Below are the records. Retype, exactly, the lines from the first through the line with "ax = fig.add_axes([160", and leave out the pictures.

----- Recorded data -----

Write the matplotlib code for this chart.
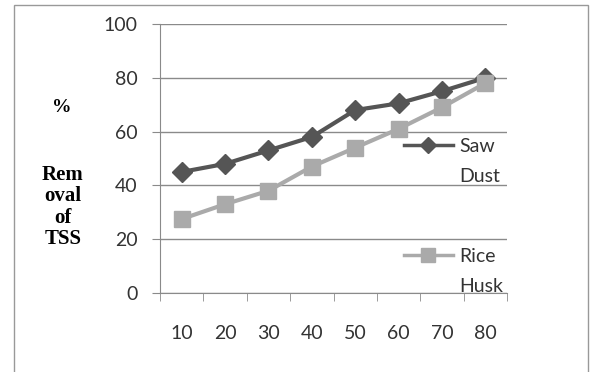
import matplotlib.pyplot as plt
from matplotlib.lines import Line2D
from matplotlib.patches import Rectangle

# data
doses = ["10", "20", "30", "40", "50", "60", "70", "80"]
saw_dust = [45, 48, 53, 58, 68, 70.5, 75, 80]
rice_husk = [27.5, 33, 38, 47, 54, 61, 69, 78]
y_ticks = [0, 20, 40, 60, 80, 100]

dark = "#555555"
light = "#aaaaaa"
grid_col = "#8a8a8a"
tick_font = "Lato"
fs = 14

fig = plt.figure(figsize=(5.9, 3.72), dpi=100)
ax = fig.add_axes([160 / 590, 1 - 293 / 372, 347 / 590, 269 / 372])

x = list(range(len(doses)))
ax.plot(x, saw_dust, color=dark, lw=3, marker="D", ms=10, zorder=3)
ax.plot(x, rice_husk, color=light, lw=3, marker="s", ms=11.5, zorder=3)

ax.set_xlim(-0.5, len(doses) - 0.5)
ax.set_ylim(0, 100)
ax.set_yticks(y_ticks)
ax.set_xticks(x)
ax.set_xticklabels(doses)
ax.set_xticks([i - 0.5 for i in range(len(doses) + 1)], minor=True)
ax.tick_params(axis="x", which="major", length=0, pad=23)
ax.tick_params(axis="x", which="minor", length=6, direction="out", color=grid_col)
ax.tick_params(axis="y", length=6, direction="out", color=grid_col, pad=10)
for lab in ax.get_xticklabels() + ax.get_yticklabels():
    lab.set_fontfamily(tick_font)
    lab.set_fontsize(fs)
    lab.set_color("#333333")

ax.yaxis.grid(True, color=grid_col, lw=1)
ax.set_axisbelow(True)
for s in ["top", "right"]:
    ax.spines[s].set_visible(False)
for s in ["left", "bottom"]:
    ax.spines[s].set_color(grid_col)

# y label, serif bold
fig.text(62 / 590, 1 - 108 / 372, "%", family="Liberation Serif", weight="bold",
         fontsize=14, ha="center", va="center")
fig.text(63 / 590, 1 - 207 / 372, "Rem\noval\nof\nTSS", family="Liberation Serif",
         weight="bold", fontsize=15, ha="center", va="center", linespacing=1.1)

# legend (two entries, label wraps below handle line)
entries = [("Saw", "Dust", dark, "D", 8, 145), ("Rice", "Husk", light, "s", 10, 255)]
for first, second, col, mk, size, ypix in entries:
    h = Line2D([], [], color=col, lw=2.5, marker=mk, ms=size)
    blank = Line2D([], [], color="none")
    leg = fig.legend([h, blank], [first, second], loc="upper left",
                     bbox_to_anchor=(404 / 590, 1 - (ypix - 7) / 372),
                     frameon=False, handlelength=2.5, handletextpad=0.35,
                     labelspacing=0.65, borderpad=0, borderaxespad=0,
                     prop={"family": tick_font, "size": fs})
    for t in leg.get_texts():
        t.set_color("#333333")

# outer frame
fig.patches.append(Rectangle((14 / 590, -0.01), 574 / 590, 1 - 5 / 372 + 0.01,
                             transform=fig.transFigure, fill=False,
                             edgecolor="#999999", lw=1))

fig.savefig("out.png", dpi=100)
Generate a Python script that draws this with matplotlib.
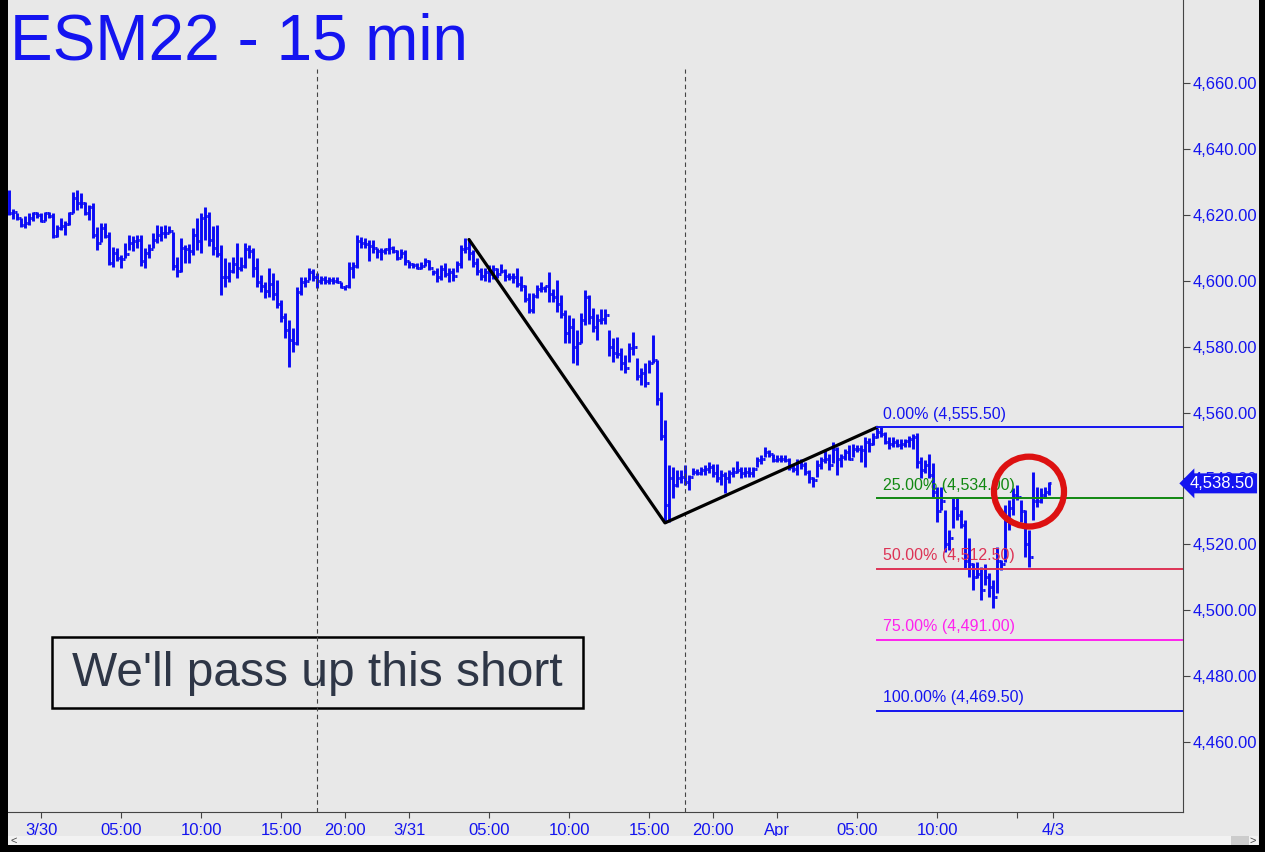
import numpy as np
import matplotlib
matplotlib.use("Agg")
import matplotlib.pyplot as plt
import matplotlib.transforms as mtransforms
from matplotlib.patches import Rectangle, Ellipse

plt.rcParams['font.family'] = ['Liberation Sans', 'DejaVu Sans']

# 15-min bars (bar index 0 = 3/29 22:00), highs / lows / closes
highs = [4627.5, 4621.75, 4620.5, 4619, 4619.5, 4620.5, 4621, 4621, 4620.5, 4621,
         4621, 4620.5, 4617, 4619, 4618, 4621, 4627, 4627.5, 4626.5, 4624,
         4623, 4623.5, 4616.25, 4617.5, 4617.5, 4614.75, 4610.25, 4610, 4607.75, 4611.5,
         4613.75, 4613.5, 4614, 4613.75, 4610, 4611, 4614.5, 4617, 4616.5, 4617,
         4616.5, 4614.75, 4607.25, 4613, 4610.75, 4611, 4616, 4619, 4620.5, 4622.5,
         4621, 4616.75, 4617, 4610.75, 4607, 4605.75, 4607.25, 4611.5, 4607.25, 4611.5,
         4610.75, 4610, 4607, 4601.75, 4599.5, 4604, 4602.25, 4600.25, 4594, 4590.25,
         4588, 4585.5, 4598, 4601, 4601, 4604, 4603.5, 4602.25, 4601.5, 4601.5,
         4601, 4601, 4601, 4599.5, 4598.5, 4605.75, 4605.75, 4614, 4613.25, 4613,
         4612.5, 4612.5, 4610, 4610, 4610, 4613, 4610.5, 4609.25, 4609.5, 4609.25,
         4606, 4605.5, 4605.5, 4605.75, 4607, 4606.25, 4603.25, 4604, 4604.75, 4605.5,
         4604, 4604, 4606, 4610.75, 4613, 4612.5, 4609.25, 4607, 4604, 4604,
         4604.75, 4604.75, 4604, 4605, 4603.5, 4602.25, 4602.25, 4604, 4601.5, 4598.75,
         4596.25, 4596.25, 4598.75, 4599.5, 4598.5, 4602.5, 4597.5, 4600.25, 4595.75, 4591,
         4589.5, 4588.75, 4585, 4590.25, 4597.25, 4595.75, 4591.75, 4589.75, 4591.5, 4591.5,
         4585, 4582.5, 4583, 4579.5, 4577.5, 4581, 4584.5, 4576.5, 4573.5, 4575,
         4576, 4583.5, 4576, 4566.25, 4557.75, 4544, 4543.5, 4542.5, 4542.5, 4544,
         4541, 4543.25, 4543, 4543.5, 4544, 4545, 4544.5, 4544.5, 4542.5, 4542,
         4542.5, 4543.5, 4545.25, 4543.5, 4543.5, 4543.5, 4543.5, 4546.5, 4547, 4549.5,
         4548.5, 4547.5, 4547, 4547, 4547, 4546.25, 4544.5, 4546, 4546, 4545,
         4542.5, 4540.5, 4545.5, 4546.5, 4548.5, 4547.5, 4551, 4549.5, 4547.5, 4549,
         4550, 4550.5, 4550, 4550, 4552.5, 4552.25, 4553.75, 4555.25, 4555.5, 4554,
         4552.5, 4552.5, 4552, 4552, 4552, 4553, 4553.5, 4553.75, 4546.5, 4545.5,
         4547.5, 4544.75, 4537.5, 4537.5, 4530.5, 4524.25, 4534, 4534.25, 4530.5, 4527.5,
         4522, 4514.25, 4514.5, 4513, 4514, 4511.25, 4509.25, 4519.25, 4515.25, 4532,
         4533.5, 4537, 4538, 4533.5, 4530.5, 4524.25, 4542, 4537.5, 4537, 4537.5,
         4539]
lows = [4620, 4618.75, 4618.5, 4616.25, 4616, 4617, 4618, 4619, 4617.75, 4618,
        4619, 4613, 4613.25, 4615.5, 4614, 4617, 4620.5, 4621.5, 4622, 4620,
        4618.5, 4613, 4609.25, 4611.75, 4613, 4604.75, 4604.25, 4606, 4604, 4607,
        4609.25, 4609, 4610, 4604.5, 4604, 4607, 4610, 4611.5, 4612, 4613,
        4614.5, 4603.25, 4601, 4602.5, 4605.5, 4605.5, 4607.75, 4609.25, 4608.5, 4612.5,
        4610.5, 4607.75, 4607.25, 4595.75, 4598, 4599.5, 4602.25, 4600.75, 4603, 4603.75,
        4607, 4601, 4598, 4596.5, 4594.75, 4595, 4594, 4591.75, 4587.5, 4582.5,
        4573.75, 4578.5, 4580.5, 4595.75, 4598, 4600.25, 4600, 4597.75, 4599, 4599,
        4599, 4599, 4599.25, 4597.75, 4597.25, 4597.75, 4600.75, 4604, 4610, 4610,
        4606, 4608.5, 4607, 4606.25, 4608, 4608, 4608.5, 4606.25, 4607, 4604.75,
        4604, 4604, 4603.5, 4603.5, 4604.5, 4603.25, 4601.75, 4599.5, 4600.25, 4601,
        4599.5, 4600, 4602.5, 4604, 4608.5, 4606.25, 4604.25, 4601.75, 4600.25, 4600,
        4599.5, 4600.5, 4600.75, 4602.25, 4600, 4600.25, 4599.25, 4598, 4597, 4593.5,
        4590.25, 4590.25, 4594.75, 4596.5, 4596.5, 4593.5, 4593.5, 4590.5, 4588.75, 4581,
        4581, 4575, 4574.5, 4581, 4586.5, 4587, 4584.5, 4582, 4587, 4587,
        4577, 4575.25, 4576.5, 4573, 4572, 4575.25, 4577.5, 4570, 4568.25, 4567.75,
        4572, 4575, 4562.25, 4551.75, 4526.5, 4526.75, 4534, 4537.5, 4538.5, 4538,
        4536.5, 4541, 4541, 4541, 4541, 4541.5, 4540.5, 4539, 4538, 4535.5,
        4538.5, 4540.5, 4541.5, 4540, 4540.5, 4540.5, 4540.5, 4543.5, 4544.5, 4546.5,
        4546.5, 4545, 4545, 4545, 4545, 4542.5, 4542, 4541, 4543, 4541,
        4538.75, 4537.5, 4540.5, 4543, 4544.75, 4542.5, 4544.75, 4541, 4543.5, 4545.5,
        4545.5, 4546.5, 4548, 4545, 4543.5, 4548, 4550, 4552.25, 4552.5, 4550.5,
        4549, 4549.5, 4549.5, 4549, 4549.5, 4549.5, 4549, 4543.25, 4540, 4541.5,
        4540, 4534.5, 4526.75, 4530.5, 4517.75, 4518.25, 4525, 4527.5, 4525, 4512.75,
        4510, 4506, 4509.75, 4503, 4507.5, 4504, 4500.75, 4505.25, 4512.25, 4514.5,
        4524.25, 4529, 4533.5, 4526.75, 4516.25, 4513, 4527.5, 4531.25, 4532.5, 4534,
        4535]
closes = [4620.5, 4620.75, 4619, 4617, 4617.5, 4619, 4620.5, 4620, 4618.25, 4620.5,
          4619.75, 4613.5, 4616, 4616.5, 4617.25, 4620.5, 4625, 4623.5, 4623.5, 4620.5,
          4622.5, 4614, 4611.5, 4616, 4613.5, 4605.5, 4608.5, 4607, 4606.5, 4608,
          4611.5, 4612, 4612.5, 4606, 4608.5, 4609.5, 4612.5, 4614, 4614.5, 4614.5,
          4615, 4604.5, 4603, 4610, 4609.5, 4609, 4614, 4612, 4619, 4619.5,
          4612.5, 4610, 4608, 4601, 4601, 4603, 4605, 4604, 4604.5, 4609.5,
          4609, 4604, 4599.5, 4598.5, 4597, 4599, 4596, 4593, 4589, 4585,
          4582, 4581, 4596.5, 4599.5, 4600, 4602.5, 4601, 4600, 4600.5, 4600,
          4600.25, 4600, 4599.5, 4598, 4598.25, 4604, 4604.5, 4612, 4611.5, 4611.25,
          4610.5, 4610, 4609, 4609, 4609.5, 4610, 4609, 4607, 4608.5, 4606,
          4605, 4604.75, 4604, 4604.5, 4606, 4604, 4602.5, 4601, 4603.5, 4602,
          4602.5, 4601.5, 4605, 4609.5, 4610, 4608.5, 4605.5, 4603, 4601.5, 4602.5,
          4602, 4603.5, 4602, 4603, 4601.5, 4601.25, 4601, 4599, 4598.25, 4594.5,
          4591, 4595.25, 4597.5, 4597.75, 4598.5, 4596, 4595, 4593, 4590, 4584,
          4586, 4580, 4581, 4588, 4595, 4589, 4586, 4588, 4588.5, 4589.5,
          4580, 4578, 4577.75, 4575, 4573.5, 4579.5, 4580, 4571, 4572, 4569,
          4575, 4576, 4564, 4553, 4532, 4540, 4538, 4540, 4540.5, 4539,
          4540.5, 4542, 4541.5, 4542.5, 4543, 4543.5, 4541.5, 4540, 4541, 4540,
          4541.5, 4542, 4542.5, 4541.5, 4542, 4541.75, 4543, 4545.5, 4546, 4548,
          4547.5, 4545.5, 4546, 4545.75, 4545.5, 4543.5, 4543, 4545, 4544, 4542,
          4540, 4539.5, 4544, 4545.5, 4546, 4544, 4549, 4546, 4546.5, 4548,
          4546, 4549, 4549, 4548.5, 4551, 4550.5, 4552.5, 4554, 4553.5, 4551,
          4550.5, 4551, 4550, 4550.5, 4551.5, 4552, 4552.5, 4545, 4542.5, 4544,
          4541, 4536, 4530, 4533, 4520, 4522, 4531, 4529, 4526, 4515,
          4514, 4510, 4511, 4506, 4510, 4507, 4504, 4515, 4514, 4527,
          4531, 4535, 4534.5, 4530, 4520, 4516, 4533, 4533, 4535, 4536,
          4538.5]

# time axis labels (bar index -> label)
tick_idx = [8, 28, 48, 68, 84, 100, 120, 140, 160, 176, 192, 212, 232, 252, 261]
tick_lbl = ['3/30', '05:00', '10:00', '15:00', '20:00', '3/31', '05:00', '10:00',
            '15:00', '20:00', 'Apr', '05:00', '10:00', '', '4/3']
day_idx = [8, 100, 192, 261]
session_breaks = [77.1, 169]

# swing drawn on chart (bar index, price)
swing_idx = [115, 164, 217]
swing_px = [4612.5, 4526.5, 4555.5]

fib_pct = ['0.00%', '25.00%', '50.00%', '75.00%', '100.00%']
fib_lvl = [4555.5, 4534.0, 4512.5, 4491.0, 4469.5]
fib_col = ['#1414f0', '#118811', '#dd3355', '#ff22ee', '#1414f0']
last_price = 4538.5

bg = '#e8e8e8'
fig = plt.figure(figsize=(12.65, 8.52), dpi=100, facecolor=bg)
ax = fig.add_axes([8/1265, 40/852, 1175/1265, 812/852])
ax.set_facecolor(bg)

n = len(highs)
idx = np.arange(n)
opens = [closes[0]] + closes[:-1]
bar_col = '#0a0af5'
ax.vlines(idx, lows, highs, color=bar_col, lw=2.1)
ax.hlines(opens, idx - 0.6, idx, color=bar_col, lw=2.1)
ax.hlines(closes, idx, idx + 0.6, color=bar_col, lw=2.1)

for b in session_breaks:
    ax.axvline(b, ymin=0, ymax=0.915, color='#444444', lw=0.8, ls=(0, (4, 3)))

ax.plot(swing_idx, swing_px, color='black', lw=2.3, solid_capstyle='round')

for p, lv, c in zip(fib_pct, fib_lvl, fib_col):
    ax.plot([swing_idx[2], 293.5], [lv, lv], color=c, lw=1.4)
    ax.annotate(f'{p} ({lv:,.2f})', (swing_idx[2] + 1.5, lv), xytext=(0, 4),
                textcoords='offset points', color=c, fontsize=11.5, ha='left', va='bottom')

ax.add_patch(Ellipse((255, 4536), 17.5, 21.2, fill=False, ec='#dd1111', lw=4.5, zorder=4))

ax.set_xlim(-0.25, 293.5)
ax.set_ylim(4438.75, 4685.2)

yt = np.arange(4460, 4661, 20)
ax.yaxis.tick_right()
ax.set_yticks(yt)
ax.set_yticklabels([f'{v:,.2f}' for v in yt])
ax.tick_params(axis='y', colors='#444444', labelcolor='#1414f0', labelsize=12, length=5, pad=2)
ax.set_xticks(tick_idx)
ax.set_xticklabels(tick_lbl)
ax.set_xticks(day_idx, minor=True)
ax.tick_params(axis='x', which='major', colors='#444444', labelcolor='#1414f0', labelsize=12,
               length=4, pad=4)
ax.tick_params(axis='x', which='minor', colors='#444444', length=9)
for s in ['left', 'top']:
    ax.spines[s].set_visible(False)
for s in ['right', 'bottom']:
    ax.spines[s].set_color('#444444')

# current price tag, drawn over the 4,540.00 label as on the original
tr = mtransforms.blended_transform_factory(ax.transAxes, ax.transData)
ax.text(1.006, last_price, f'{last_price:,.2f}', transform=tr, color='white', fontsize=12,
        ha='left', va='center', clip_on=False, zorder=6,
        bbox=dict(boxstyle='larrow,pad=0.15', fc='#1414f0', ec='none'))

ax.text(0.002, 0.984, 'ESM22 - 15 min', transform=ax.transAxes, color='#1414f0',
        fontsize=46, ha='left', va='top')

ax.add_patch(Rectangle((44/1175, 104/812), 531/1175, 71/812, transform=ax.transAxes,
                       fc=bg, ec='black', lw=1.8))
ax.text(309/1175, 138/812, "We'll pass up this short", transform=ax.transAxes,
        color='#2e3646', fontsize=34.5, ha='center', va='center')

# window frame and scrollbar
fig.patches.append(Rectangle((8/1265, 7/852), 1250/1265, 9/852, transform=fig.transFigure,
                             fc='#f2f2f2', ec='none'))
fig.patches.append(Rectangle((1231/1265, 7/852), 18/1265, 9/852, transform=fig.transFigure,
                             fc='#cccccc', ec='none'))
fig.text(14/1265, 11.5/852, '<', fontsize=8, color='#444444', ha='center', va='center')
fig.text(1253/1265, 11.5/852, '>', fontsize=8, color='#444444', ha='center', va='center')
for rx, ry, rw, rh in [(0, 0, 8, 852), (0, 0, 1265, 7), (1259, 0, 6, 852)]:
    fig.patches.append(Rectangle((rx/1265, ry/852), rw/1265, rh/852,
                                 transform=fig.transFigure, fc='black', ec='none'))

fig.savefig('out.png', dpi=100, facecolor=bg)
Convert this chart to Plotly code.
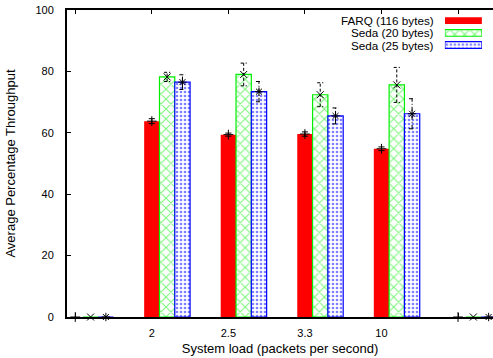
import plotly.graph_objects as go

# ---- data ----
positions = [0, 1, 2, 3, 4, 5]
tick_labels = ["", "2", "2.5", "3.3", "10", ""]
farq = [0, 63.8, 59.4, 59.6, 54.8, 0]
farq_err = [0, 0.8, 0.5, 0.7, 0.6, 0]
seda20 = [0, 78.2, 79.0, 72.4, 75.6, 0]
seda20_err = [0, 1.5, 3.7, 3.9, 5.7, 0]
seda25 = [0, 76.5, 73.4, 65.5, 66.2, 0]
seda25_err = [0, 2.4, 3.3, 2.6, 4.9, 0]
names = ["FARQ (116 bytes)", "Seda (20 bytes)", "Seda (25 bytes)"]
legend_sample = [1, 1, 1]

FONT = "Liberation Sans, Arial, sans-serif"
FS = 11
LEG_FS = 11.7
BAR_W = 0.2
CAP = 0.04

series = [
    dict(name=names[0], y=farq, e=farq_err, shift=0.0, color="#ff0000",
         pattern=dict(shape=""), line=dict(color="#ff0000", width=0),
         dash="solid", symbol="cross-thin-open"),
    dict(name=names[1], y=seda20, e=seda20_err, shift=BAR_W, color="#00ee00",
         pattern=dict(shape="x", fgcolor="#00ee00", bgcolor="white", size=7, solidity=0.3),
         line=dict(color="#00ee00", width=1.2), dash="3px,2px", symbol="x-thin-open"),
    dict(name=names[2], y=seda25, e=seda25_err, shift=2 * BAR_W, color="#0000ff",
         pattern=dict(shape=".", fgcolor="#0000ff", bgcolor="white", size=4, solidity=0.35),
         line=dict(color="#0000ff", width=1.2), dash="4px,2px,1px,2px", symbol="asterisk-open"),
]

fig = go.Figure()

for s in series:
    marker = dict(color=s["color"] if s["pattern"]["shape"] == "" else "white",
                  line=s["line"])
    if s["pattern"]["shape"]:
        marker["pattern"] = s["pattern"]
    fig.add_trace(go.Bar(
        x=positions, y=s["y"], width=BAR_W, offset=s["shift"] - BAR_W / 2,
        marker=marker, showlegend=False, name=s["name"],
    ))

# error bars (whiskers + caps) and center markers
for s in series:
    xs, ys = [], []
    for p, v, e in zip(positions, s["y"], s["e"]):
        if e == 0:
            continue
        x = p + s["shift"]
        xs += [x, x, None, x - CAP, x + CAP, None, x - CAP, x + CAP, None]
        ys += [v - e, v + e, None, v + e, v + e, None, v - e, v - e, None]
    fig.add_trace(go.Scatter(
        x=xs, y=ys, mode="lines", line=dict(color="black", width=1, dash=s["dash"]),
        showlegend=False, hoverinfo="skip",
    ))
    fig.add_trace(go.Scatter(
        x=[p + s["shift"] for p in positions], y=s["y"], mode="markers",
        marker=dict(symbol=s["symbol"], size=7, color="black", line=dict(color="black", width=1)),
        showlegend=False, cliponaxis=False,
    ))

# legend samples drawn on a small hidden axis pair
for i, s in enumerate(series):
    marker = dict(color=s["color"] if s["pattern"]["shape"] == "" else "white",
                  line=s["line"])
    if s["pattern"]["shape"]:
        marker["pattern"] = dict(s["pattern"])
    fig.add_trace(go.Bar(
        x=[legend_sample[i]], y=[i], orientation="h", width=0.55,
        marker=marker, xaxis="x2", yaxis="y2", showlegend=False,
    ))
    fig.add_annotation(
        x=0.866, xref="paper", y=i, yref="y2", text=s["name"], showarrow=False,
        xanchor="right", yanchor="middle", font=dict(family=FONT, size=LEG_FS, color="black"),
    )

fig.update_layout(
    width=493, height=358,
    margin=dict(l=67, r=0, t=10, b=41),
    paper_bgcolor="white", plot_bgcolor="white",
    font=dict(family=FONT, size=FS, color="black"),
    barmode="overlay",
    xaxis=dict(
        range=[-0.108, 5.457], tickmode="array", tickvals=positions, ticktext=tick_labels,
        ticks="inside", ticklen=4, tickwidth=1, tickcolor="black",
        showline=True, linecolor="black", linewidth=2, mirror="ticks",
        showgrid=False, zeroline=False, layer="below traces", ticklabelstandoff=5,
        title=dict(text="System load (packets per second)", standoff=6),
    ),
    yaxis=dict(
        range=[0, 100], tickvals=[0, 20, 40, 60, 80, 100],
        ticks="inside", ticklen=4, tickwidth=1, tickcolor="black",
        showline=True, linecolor="black", linewidth=2, mirror=False,
        showgrid=False, zeroline=False, ticklabelstandoff=9,
        title=dict(text="Average Percentage Throughput", standoff=17),
    ),
    xaxis2=dict(domain=[0.887, 0.974], anchor="y2", range=[0, 1], visible=False, fixedrange=True),
    yaxis2=dict(domain=[0.866, 0.985], anchor="x2", range=[2.5, -0.5], visible=False, fixedrange=True),
)

fig.write_html("out.html")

-----

Full output:
Write the matplotlib code for this chart.
import matplotlib.pyplot as plt
from matplotlib.lines import Line2D
from matplotlib.patches import Rectangle

# data
doses = ["10", "20", "30", "40", "50", "60", "70", "80"]
saw_dust = [45, 48, 53, 58, 68, 70.5, 75, 80]
rice_husk = [27.5, 33, 38, 47, 54, 61, 69, 78]
y_ticks = [0, 20, 40, 60, 80, 100]

dark = "#555555"
light = "#aaaaaa"
grid_col = "#8a8a8a"
tick_font = "Lato"
fs = 14

fig = plt.figure(figsize=(5.9, 3.72), dpi=100)
ax = fig.add_axes([160 / 590, 1 - 293 / 372, 347 / 590, 269 / 372])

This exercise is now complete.